Many fiddlers that I have come across also play mandolin. The instrument is a great tool for learning tunes and chords that will allow participation in jam sessions or performance.
The workshop will cover the basics of mandolin techniques for learning Old-Time and Celtic styles. A portion of the workshop will focus on learning chords, phrasing, cross picking, and how all these components can by infused into the learning of a tune. The workshop will be most beneficial to beginners and intermediate players.
Michael Fraser has immersed himself into learning and teaching about Ozark culture and music. He is a founding member of the “Shortleaf Band” founded in 1990 which continues today as a duet with Tenley Hansen. They are listed on the “Missouri Art’s Council’s Touring Artists” roster and perform at house concerts, contra dances, nature centers, festivals and many other venues featuring traditional old-time, and celtic music as well as some popular covers that represent the Ozarks.

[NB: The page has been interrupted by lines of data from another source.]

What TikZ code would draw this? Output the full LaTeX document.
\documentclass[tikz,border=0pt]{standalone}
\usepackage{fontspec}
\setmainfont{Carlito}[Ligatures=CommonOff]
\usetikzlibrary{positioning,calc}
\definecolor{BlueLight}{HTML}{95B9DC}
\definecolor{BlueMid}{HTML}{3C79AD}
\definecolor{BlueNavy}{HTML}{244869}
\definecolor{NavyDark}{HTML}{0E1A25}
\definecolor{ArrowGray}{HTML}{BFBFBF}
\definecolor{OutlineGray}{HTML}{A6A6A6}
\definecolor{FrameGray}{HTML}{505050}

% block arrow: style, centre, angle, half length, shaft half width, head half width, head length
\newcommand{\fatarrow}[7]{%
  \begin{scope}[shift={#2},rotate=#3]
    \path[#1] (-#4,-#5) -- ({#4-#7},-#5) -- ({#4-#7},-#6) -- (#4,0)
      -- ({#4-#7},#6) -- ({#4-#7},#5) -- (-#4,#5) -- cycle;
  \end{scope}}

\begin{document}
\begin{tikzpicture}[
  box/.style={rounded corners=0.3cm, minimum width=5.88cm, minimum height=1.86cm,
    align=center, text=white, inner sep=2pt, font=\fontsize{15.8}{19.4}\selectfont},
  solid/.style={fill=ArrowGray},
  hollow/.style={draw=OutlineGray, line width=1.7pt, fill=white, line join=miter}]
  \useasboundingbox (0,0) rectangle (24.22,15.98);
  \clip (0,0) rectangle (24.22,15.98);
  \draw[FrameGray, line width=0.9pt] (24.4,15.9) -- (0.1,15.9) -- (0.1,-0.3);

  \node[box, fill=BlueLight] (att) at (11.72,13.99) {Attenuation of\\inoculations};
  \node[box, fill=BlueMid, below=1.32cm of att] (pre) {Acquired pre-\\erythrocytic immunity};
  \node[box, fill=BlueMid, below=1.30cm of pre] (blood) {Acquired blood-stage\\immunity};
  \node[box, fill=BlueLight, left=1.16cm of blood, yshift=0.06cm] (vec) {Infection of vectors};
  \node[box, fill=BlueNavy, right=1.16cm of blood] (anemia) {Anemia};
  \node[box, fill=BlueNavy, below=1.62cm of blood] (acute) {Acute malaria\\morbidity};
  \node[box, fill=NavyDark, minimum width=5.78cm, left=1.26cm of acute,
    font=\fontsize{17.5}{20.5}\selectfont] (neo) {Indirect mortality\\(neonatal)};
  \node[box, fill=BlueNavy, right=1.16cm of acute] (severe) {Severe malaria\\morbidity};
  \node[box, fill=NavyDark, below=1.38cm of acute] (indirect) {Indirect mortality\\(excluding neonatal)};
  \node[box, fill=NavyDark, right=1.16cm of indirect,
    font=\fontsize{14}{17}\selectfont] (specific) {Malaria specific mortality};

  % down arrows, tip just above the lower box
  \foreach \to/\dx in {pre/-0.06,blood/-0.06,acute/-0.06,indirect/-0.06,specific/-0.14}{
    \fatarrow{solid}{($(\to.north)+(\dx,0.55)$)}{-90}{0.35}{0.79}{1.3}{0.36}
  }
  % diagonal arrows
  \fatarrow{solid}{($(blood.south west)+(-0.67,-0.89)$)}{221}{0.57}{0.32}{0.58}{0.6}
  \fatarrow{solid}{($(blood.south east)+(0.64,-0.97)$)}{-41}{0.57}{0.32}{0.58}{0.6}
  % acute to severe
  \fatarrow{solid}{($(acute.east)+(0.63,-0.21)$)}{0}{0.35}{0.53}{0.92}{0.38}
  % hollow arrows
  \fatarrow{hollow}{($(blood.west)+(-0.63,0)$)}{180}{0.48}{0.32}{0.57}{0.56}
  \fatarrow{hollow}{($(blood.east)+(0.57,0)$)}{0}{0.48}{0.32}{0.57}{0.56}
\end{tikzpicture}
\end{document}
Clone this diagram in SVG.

Eerie, weird, beautiful, horrible; Just a few of the words used to describe the “music” of the saw. Duane Porterfield has been playing the musical saw for several years now and has recently added a teaching class to his workshop schedule.
So what do you need to get the most out of this class? First of all you need a saw. Duane learned on a Stanley. Most of those you find in a hardware store these days are short with plastic handles. Duane recommends you search antique stores or flea markets that offer the older style saws with longer blades, preferably 26-28”. Musical saws are available and are much more expensive. The difference is that a musical saw’s teeth are straight rather than staggered and the blades are typically longer for a greater note range. So if you invest in a good flexible carpenter saw, to learn on, and later discover that the music of the saw is not in your future, well, you still have a saw to build a dog house with.
Next you need a bow. Again, look for a cheap fiddle, cello or bass bow. Even a child size bow will work. The workshop will have a limited number available. Rosin will be provided for the class. The main focus of the workshop will be dedicated to learning the technique used to produce musical notes on the saw. Arranging those notes into a tune depends largely on the musical ear of the player. If you can hum a tune, you should be able to play a tune with a little practice. So come join the fun. Every band needs a saw player, kinda.
Victoria Johnson and Turner Collins will demonstrate and discuss the history of hammer dulcimer and harp. Come and learn all about the instruments. Bring your instrument if you have one.
Inspired by Chet Atkins and Merle Travis, Dennis Crider learned the fingerpicking technique at the age of 12. His older brother had already figured it out so Dennis thought he would give it a try.
So an all-night solo jam session did the trick back around 1955.
This workshop will illustrate several methods of picking a guitar without the aid of picks……only a thumb and three fingers. Another focus will involve playing rhythm fingerstyle.
Dennis enjoys picking with those who are more capable of hitting the hot licks, and there are plenty of them out there. This allows him to accompany these super pickers and help them sound better by staying in the groove with steady rhythm.